The harder work is leading through uncertainty
Lori Beer described AI as a “transformational shift in technology” because it is being embedded horizontally across the stack. The harder problem, she said, is change management and leadership.
The uncertainty is practical. JPMorgan does not know all the answers about where the technology is going, which providers will ultimately win, or which applications will become durable. Leaders have to guide teams without pretending that the destination is fixed. They have to help software engineers understand what is coming and create an environment that can pivot as conditions change.
Beer gave a concrete example from her own management team: senior leaders spend time on weekends building their own apps with agentic coding tools. The point was not that executives should become full-time engineers. It was that leaders need direct experience with the tools in order to understand the change they are asking their organizations to absorb.
This is a moment where leaders, in addition to software engineers, truly have to understand the change.
For Beer, that understanding has to remain tied to the bank’s actual work. AI experimentation is not an end in itself. The relevant question is how JPMorgan delivers products, services, and experiences to customers and clients while the underlying technology changes quickly and unevenly.
JPMorgan wants speed without lock-in
Lori Beer said some “moonshots are becoming real,” which changes how the bank thinks about the pace of innovation. JPMorgan, in her account, has to move aggressively at the innovation front because some capabilities that were speculative are becoming usable.
But Beer repeatedly returned to the bank’s risk posture. JPMorgan is “in the business of managing risk,” and it is also a business of trust. Customers, clients, and the bank itself have to be protected every day. The balance she described is not innovation versus risk in the abstract; it is the need to adopt new capabilities fast enough to matter while preserving the controls required of a global financial institution.
One operating implication is flexibility. Beer said JPMorgan does not know “who’s going to win in the end,” so it should not lock itself into a single provider or one scenario. The bank is constantly testing and sandboxing what is on the horizon.
That same logic shapes build-versus-buy decisions. Beer said JPMorgan has spent recent years focusing its large engineering community on building what is competitively differentiating and valuable to customers and clients. AI changes the economics because software engineering is becoming faster and more cost-effective across the end-to-end product development life cycle. That can alter the tradeoffs between building internally and buying from vendors.

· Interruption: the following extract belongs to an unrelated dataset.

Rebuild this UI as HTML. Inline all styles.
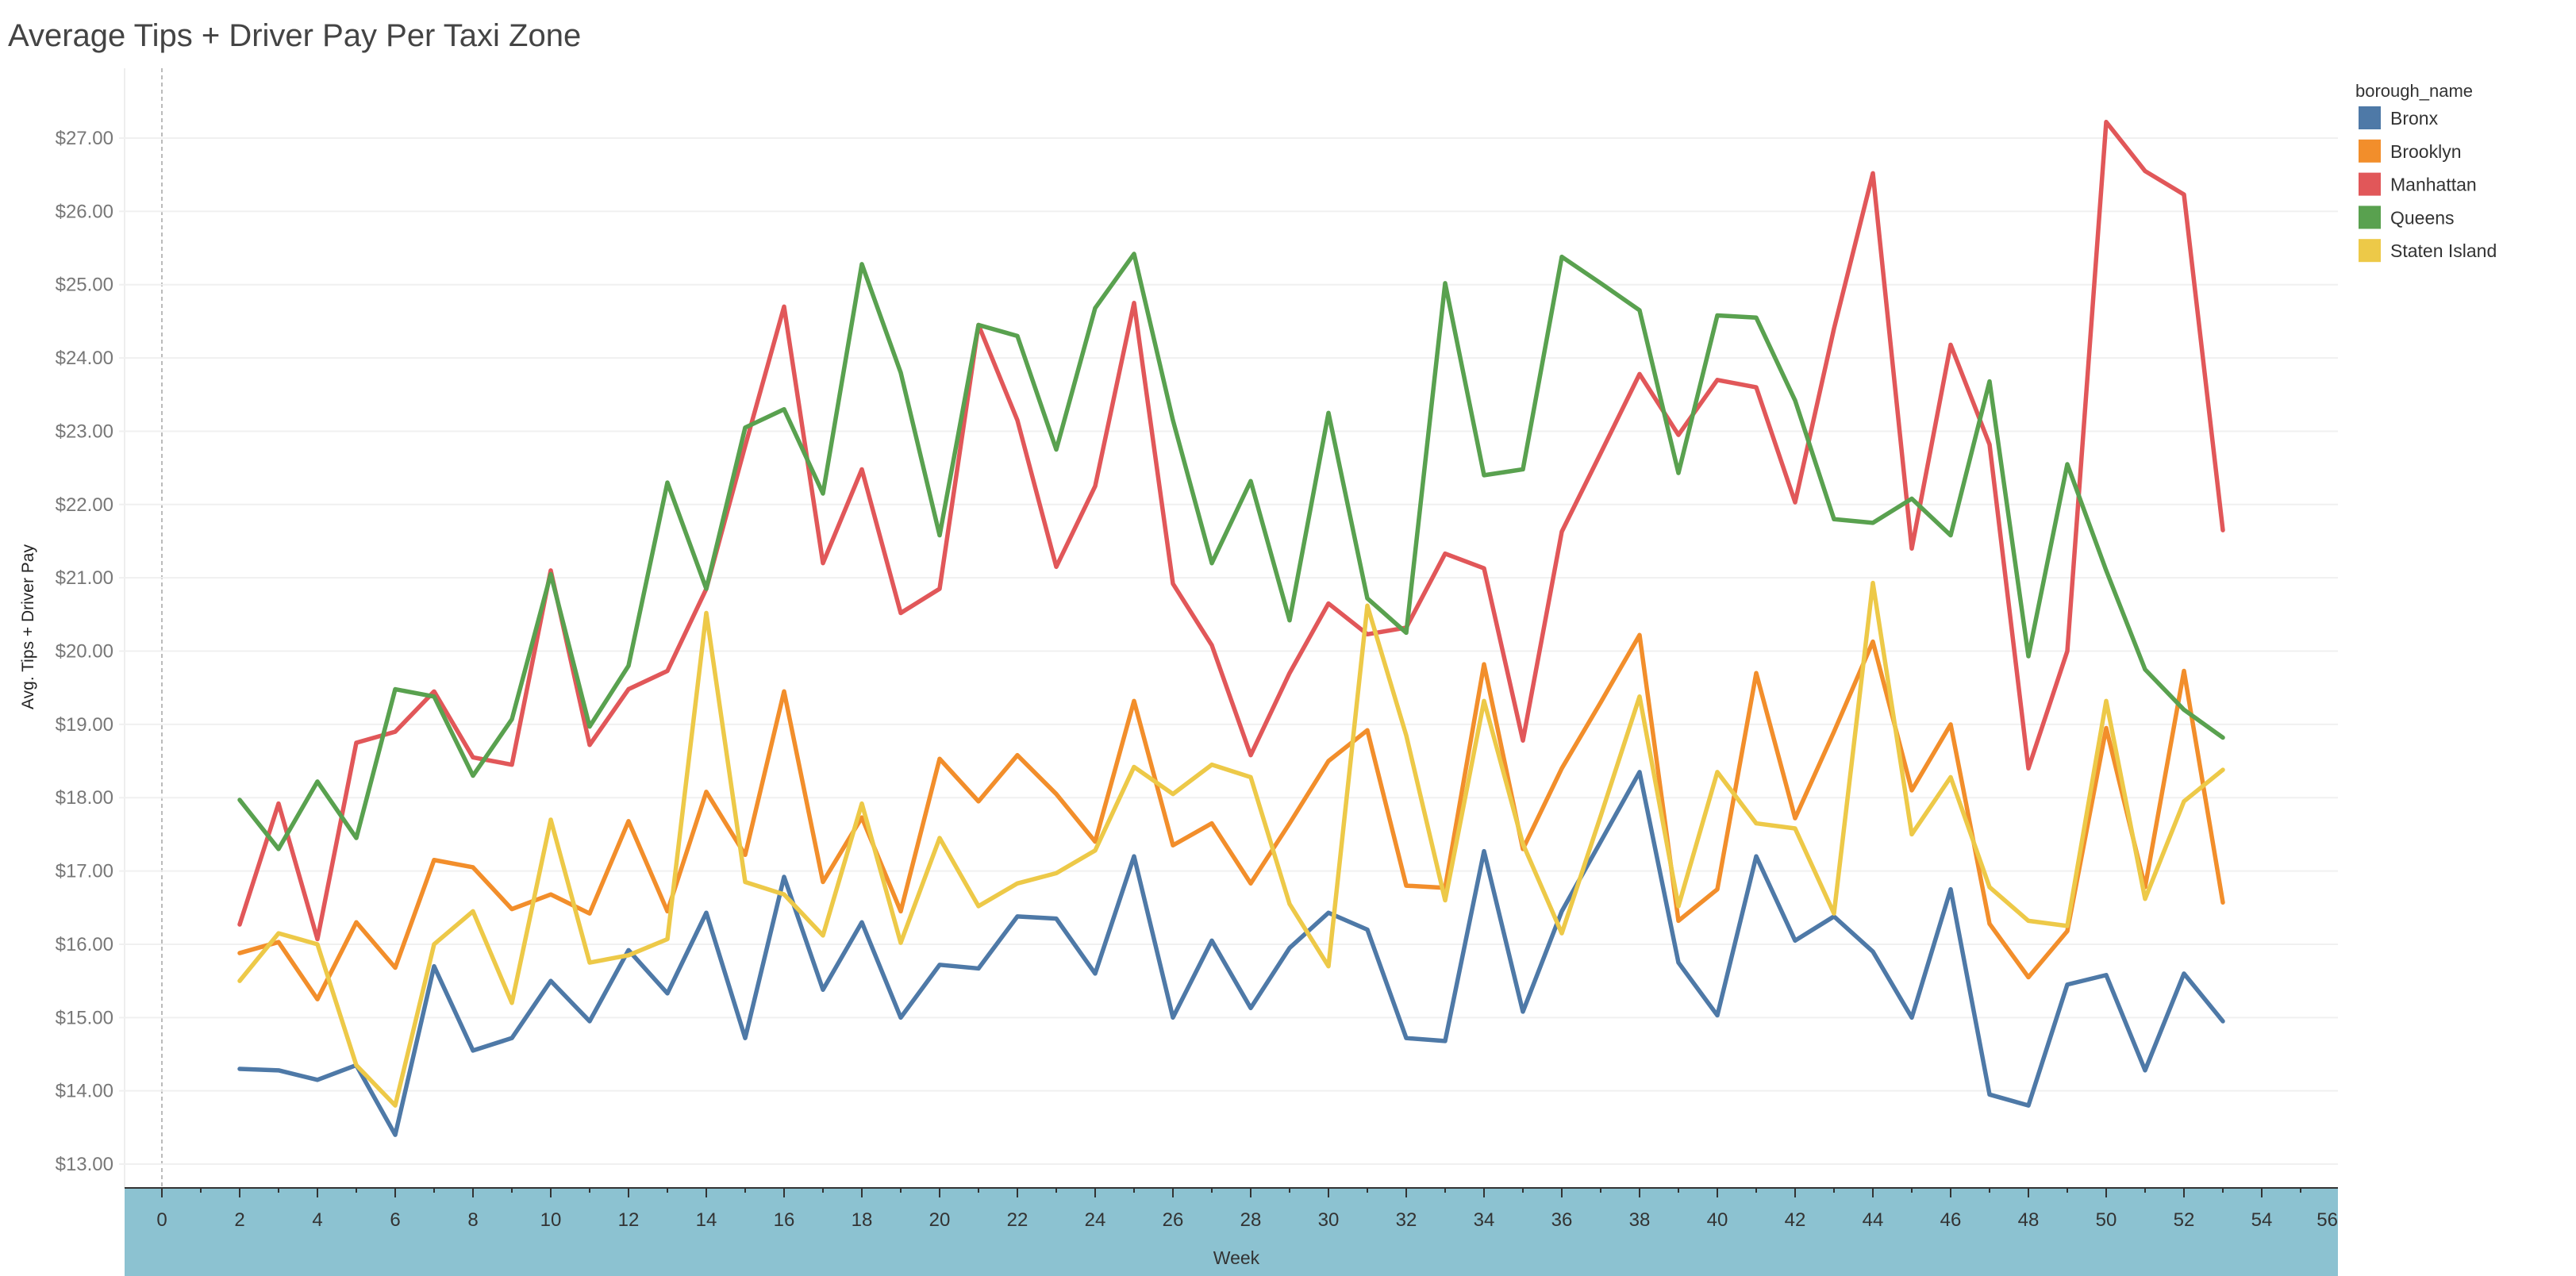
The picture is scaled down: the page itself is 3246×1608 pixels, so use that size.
<!DOCTYPE html>
<html><head><meta charset="utf-8"><style>
html,body{margin:0;padding:0;background:#fff;}
svg{display:block;font-family:"Liberation Sans",sans-serif;}
</style></head><body>
<svg id="chart" width="3246" height="1608" viewBox="0 0 3246 1608">
<text x="10" y="58" font-size="40" fill="#444">Average Tips + Driver Pay Per Taxi Zone</text>
<g id="grid"></g>
<rect x="157" y="1497" width="2789" height="111" fill="#8cc2d1"/>
<g id="xaxis"></g>
<g id="yaxis"></g>
<g id="lines"></g>
<text transform="translate(42,790) rotate(-90)" text-anchor="middle" font-size="21" fill="#222">Avg. Tips + Driver Pay</text>
<text x="1558" y="1593" text-anchor="middle" font-size="23" fill="#333">Week</text>
<g id="legend"></g>
</svg>
<script>
const weeks = [2,3,4,5,6,7,8,9,10,11,12,13,14,15,16,17,18,19,20,21,22,23,24,25,26,27,28,29,30,31,32,33,34,35,36,37,38,39,40,41,42,43,44,45,46,47,48,49,50,51,52,53];
const bronx = [14.3,14.28,14.15,14.35,13.4,15.7,14.55,14.72,15.5,14.95,15.92,15.33,16.43,14.72,16.92,15.38,16.3,15.0,15.72,15.67,16.38,16.35,15.6,17.2,15.0,16.05,15.13,15.95,16.43,16.2,14.72,14.68,17.27,15.08,16.45,17.4,18.35,15.75,15.03,17.2,16.05,16.38,15.9,15.0,16.75,13.95,13.8,15.45,15.58,14.28,15.6,14.95];
const brooklyn = [15.88,16.03,15.25,16.3,15.68,17.15,17.05,16.48,16.68,16.42,17.68,16.45,18.08,17.22,19.45,16.85,17.73,16.45,18.53,17.95,18.58,18.05,17.4,19.32,17.35,17.65,16.83,17.65,18.5,18.92,16.8,16.77,19.82,17.3,18.4,19.3,20.22,16.32,16.75,19.7,17.72,18.9,20.13,18.1,19.0,16.28,15.55,16.18,18.95,16.78,19.73,16.57];
const manhattan = [16.27,17.92,16.07,18.75,18.9,19.45,18.55,18.45,21.1,18.72,19.48,19.73,20.85,22.8,24.7,21.2,22.48,20.52,20.85,24.45,23.15,21.15,22.25,24.75,20.92,20.08,18.58,19.7,20.65,20.23,20.32,21.33,21.13,18.78,21.63,22.7,23.78,22.95,23.7,23.6,22.03,24.4,26.52,21.4,24.18,22.82,18.4,20.0,27.22,26.55,26.23,21.65];
const queens = [17.97,17.3,18.22,17.45,19.48,19.38,18.3,19.07,21.05,18.97,19.8,22.3,20.85,23.05,23.3,22.15,25.28,23.8,21.58,24.45,24.3,22.75,24.68,25.42,23.15,21.2,22.32,20.42,23.25,20.72,20.25,25.02,22.4,22.48,25.38,25.02,24.65,22.43,24.58,24.55,23.42,21.8,21.75,22.08,21.58,23.68,19.93,22.55,21.1,19.75,19.2,18.82];
const statenIsland = [15.5,16.15,16.0,14.35,13.8,16.0,16.45,15.2,17.7,15.75,15.85,16.07,20.52,16.85,16.68,16.12,17.92,16.02,17.45,16.52,16.83,16.97,17.28,18.42,18.05,18.45,18.28,16.55,15.7,20.62,18.85,16.6,19.32,17.37,16.15,17.75,19.38,16.52,18.35,17.65,17.58,16.42,20.93,17.5,18.28,16.78,16.32,16.25,19.32,16.62,17.95,18.38];
const seriesNames = ["Bronx","Brooklyn","Manhattan","Queens","Staten Island"];
const yTicks = [13,14,15,16,17,18,19,20,21,22,23,24,25,26,27];
const xTicks = [0,2,4,6,8,10,12,14,16,18,20,22,24,26,28,30,32,34,36,38,40,42,44,46,48,50,52,54,56];

const NS="http://www.w3.org/2000/svg";
const colors=["#4e79a7","#f28e2b","#e15759","#59a14f","#edc948"];
const allSeries=[bronx,brooklyn,manhattan,queens,statenIsland];
const RIGHT=2946;
function xs(w){return 204+49*w;}
function ys(v){return 174+(27-v)*92.36;}
function mk(tag,attrs,parent){const e=document.createElementNS(NS,tag);for(const k in attrs)e.setAttribute(k,attrs[k]);parent.appendChild(e);return e;}
const grid=document.getElementById('grid'),yaxis=document.getElementById('yaxis'),xaxis=document.getElementById('xaxis'),lines=document.getElementById('lines'),legend=document.getElementById('legend');
mk('line',{x1:157,y1:86,x2:157,y2:1497,stroke:'#eee','stroke-width':2},grid);
mk('line',{x1:xs(0),y1:86,x2:xs(0),y2:1497,stroke:'#bbb','stroke-width':2,'stroke-dasharray':'5,4'},grid);
yTicks.forEach(v=>{
  const l=mk('line',{x1:150,y1:ys(v),x2:RIGHT,y2:ys(v),stroke:'#f0f0f0','stroke-width':2},grid);
  
  
  const t=mk('text',{x:143,y:ys(v)+8,'text-anchor':'end','font-size':24,fill:'#777'},yaxis);
  t.textContent='$'+v.toFixed(2);
  
  
});
mk('line',{x1:157,y1:1497,x2:RIGHT,y2:1497,stroke:'#333','stroke-width':2},xaxis);
for(let w=0;w<=56;w++){if(xs(w)<=RIGHT)mk('line',{x1:xs(w),y1:1497,x2:xs(w),y2:w%2?1503:1509,stroke:'#333','stroke-width':2},xaxis);}
xTicks.forEach(w=>{
  const over=xs(w)+14>RIGHT;
  const t=mk('text',{x:over?RIGHT:xs(w),y:1545,'text-anchor':over?'end':'middle','font-size':24,fill:'#333'},xaxis);
  t.textContent=String(w);
  
  
});
allSeries.forEach((s,i)=>{
  const p=mk('polyline',{points:s.map((v,j)=>xs(weeks[j])+','+ys(v)).join(' '),fill:'none',stroke:colors[i],'stroke-width':5.5,'stroke-linejoin':'round','stroke-linecap':'round'},lines);
  
  
});
const lt=mk('text',{x:2968,y:122,'font-size':22,fill:'#333'},legend);
lt.textContent='borough_name';


seriesNames.forEach((n,i)=>{
  const g=mk('g',{},legend);
  
  
  const y=134+i*41.8;
  mk('rect',{x:2972,y:y,width:28,height:29,fill:colors[i]},g);
  const t=mk('text',{x:3012,y:y+23,'font-size':23,fill:'#333'},g);
  t.textContent=n;
});
</script>
</body></html>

Beer still drew a boundary. Some enterprise software is not competitively differentiated. It helps run the bank, but it does not deliver unique products or services to customers and clients. Those systems remain candidates for buying rather than building. The distinction is not whether AI makes software easier to produce; it is whether the software creates strategic value for JPMorgan’s customers and clients.
Banking changes, but the trust obligation stays
Asked whether banking in 10 years will still be recognizable, Lori Beer said the transformation is already underway. Her answer separated what JPMorgan expects to change from what it believes must remain fixed.

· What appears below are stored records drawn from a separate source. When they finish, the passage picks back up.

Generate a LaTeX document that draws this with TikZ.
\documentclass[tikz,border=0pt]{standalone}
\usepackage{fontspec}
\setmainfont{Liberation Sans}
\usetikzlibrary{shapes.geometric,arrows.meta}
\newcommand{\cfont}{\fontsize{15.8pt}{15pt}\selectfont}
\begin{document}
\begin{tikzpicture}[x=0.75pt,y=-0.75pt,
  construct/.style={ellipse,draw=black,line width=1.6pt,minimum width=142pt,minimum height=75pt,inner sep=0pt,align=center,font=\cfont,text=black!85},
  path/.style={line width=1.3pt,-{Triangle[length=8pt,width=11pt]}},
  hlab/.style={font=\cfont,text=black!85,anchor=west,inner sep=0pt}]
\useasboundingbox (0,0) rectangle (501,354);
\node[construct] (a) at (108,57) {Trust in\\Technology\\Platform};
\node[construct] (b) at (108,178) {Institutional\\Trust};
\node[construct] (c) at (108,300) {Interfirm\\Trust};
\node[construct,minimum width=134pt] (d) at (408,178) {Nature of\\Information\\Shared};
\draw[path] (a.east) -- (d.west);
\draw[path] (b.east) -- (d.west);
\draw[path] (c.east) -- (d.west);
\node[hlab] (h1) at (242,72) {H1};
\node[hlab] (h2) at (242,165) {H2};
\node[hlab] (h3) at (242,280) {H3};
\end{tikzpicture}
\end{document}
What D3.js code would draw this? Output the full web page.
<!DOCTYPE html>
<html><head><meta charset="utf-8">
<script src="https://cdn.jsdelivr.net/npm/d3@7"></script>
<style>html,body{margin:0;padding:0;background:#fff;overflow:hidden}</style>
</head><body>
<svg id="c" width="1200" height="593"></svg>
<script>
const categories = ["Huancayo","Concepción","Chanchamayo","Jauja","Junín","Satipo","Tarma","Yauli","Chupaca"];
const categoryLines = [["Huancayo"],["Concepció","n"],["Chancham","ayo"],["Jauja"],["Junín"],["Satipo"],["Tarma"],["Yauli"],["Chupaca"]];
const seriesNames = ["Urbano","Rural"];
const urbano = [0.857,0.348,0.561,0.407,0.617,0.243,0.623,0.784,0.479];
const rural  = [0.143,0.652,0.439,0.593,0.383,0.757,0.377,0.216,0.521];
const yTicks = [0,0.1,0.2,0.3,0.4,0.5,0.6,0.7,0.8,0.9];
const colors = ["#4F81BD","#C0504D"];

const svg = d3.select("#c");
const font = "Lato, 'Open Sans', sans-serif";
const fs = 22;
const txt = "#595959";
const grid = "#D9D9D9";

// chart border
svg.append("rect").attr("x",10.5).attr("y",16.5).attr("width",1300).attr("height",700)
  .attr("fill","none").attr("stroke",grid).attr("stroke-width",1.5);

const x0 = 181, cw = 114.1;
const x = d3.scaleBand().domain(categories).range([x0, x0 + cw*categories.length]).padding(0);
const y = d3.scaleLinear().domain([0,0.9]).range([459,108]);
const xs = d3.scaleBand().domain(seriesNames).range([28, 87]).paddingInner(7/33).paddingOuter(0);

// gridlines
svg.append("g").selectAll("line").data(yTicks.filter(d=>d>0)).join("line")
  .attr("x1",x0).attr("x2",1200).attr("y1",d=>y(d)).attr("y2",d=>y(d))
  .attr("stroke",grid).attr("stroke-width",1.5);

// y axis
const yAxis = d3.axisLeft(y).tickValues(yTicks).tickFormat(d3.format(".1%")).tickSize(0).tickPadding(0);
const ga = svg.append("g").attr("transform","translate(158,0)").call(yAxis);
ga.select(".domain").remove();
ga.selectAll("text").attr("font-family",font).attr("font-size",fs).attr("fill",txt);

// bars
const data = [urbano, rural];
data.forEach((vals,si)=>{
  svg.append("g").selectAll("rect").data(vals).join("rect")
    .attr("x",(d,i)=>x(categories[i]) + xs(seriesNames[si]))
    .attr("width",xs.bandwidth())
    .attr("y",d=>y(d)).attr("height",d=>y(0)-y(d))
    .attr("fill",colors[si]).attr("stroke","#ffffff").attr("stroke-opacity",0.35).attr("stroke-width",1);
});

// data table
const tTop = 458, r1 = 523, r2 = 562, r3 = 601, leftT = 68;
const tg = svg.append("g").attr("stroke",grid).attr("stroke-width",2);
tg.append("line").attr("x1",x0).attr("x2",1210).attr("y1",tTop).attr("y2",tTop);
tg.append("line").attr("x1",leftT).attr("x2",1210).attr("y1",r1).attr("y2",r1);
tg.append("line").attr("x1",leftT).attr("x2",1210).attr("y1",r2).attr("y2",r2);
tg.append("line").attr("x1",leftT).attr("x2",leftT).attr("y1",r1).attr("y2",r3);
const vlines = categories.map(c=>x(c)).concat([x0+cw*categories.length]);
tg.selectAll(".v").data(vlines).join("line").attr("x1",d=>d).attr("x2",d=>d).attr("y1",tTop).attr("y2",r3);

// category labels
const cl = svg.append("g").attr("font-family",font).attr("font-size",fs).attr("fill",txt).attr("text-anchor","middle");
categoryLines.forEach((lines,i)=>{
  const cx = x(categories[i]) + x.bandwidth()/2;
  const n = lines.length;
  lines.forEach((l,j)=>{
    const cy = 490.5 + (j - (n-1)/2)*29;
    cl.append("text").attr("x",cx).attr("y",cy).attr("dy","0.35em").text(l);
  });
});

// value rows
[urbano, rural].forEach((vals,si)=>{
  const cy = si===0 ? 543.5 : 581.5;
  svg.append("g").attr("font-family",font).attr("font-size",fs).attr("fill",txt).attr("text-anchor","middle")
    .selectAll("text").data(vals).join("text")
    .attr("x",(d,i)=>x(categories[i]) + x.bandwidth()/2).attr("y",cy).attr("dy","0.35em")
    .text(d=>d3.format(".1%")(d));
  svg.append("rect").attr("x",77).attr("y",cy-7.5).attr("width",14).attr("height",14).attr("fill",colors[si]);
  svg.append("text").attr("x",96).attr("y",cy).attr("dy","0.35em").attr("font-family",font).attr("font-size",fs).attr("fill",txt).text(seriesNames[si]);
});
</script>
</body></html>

The fixed obligation is trust. JPMorgan must maintain customer and client trust and serve distinct needs across more than 100 countries. AI does not remove that requirement.
What changes is how the bank serves those needs. Beer said products and services will “absolutely evolve” over the next several years. Her view is not that AI replaces banking’s core obligation, but that it changes how a global bank builds products, manages risk, protects customers, and allocates engineering effort.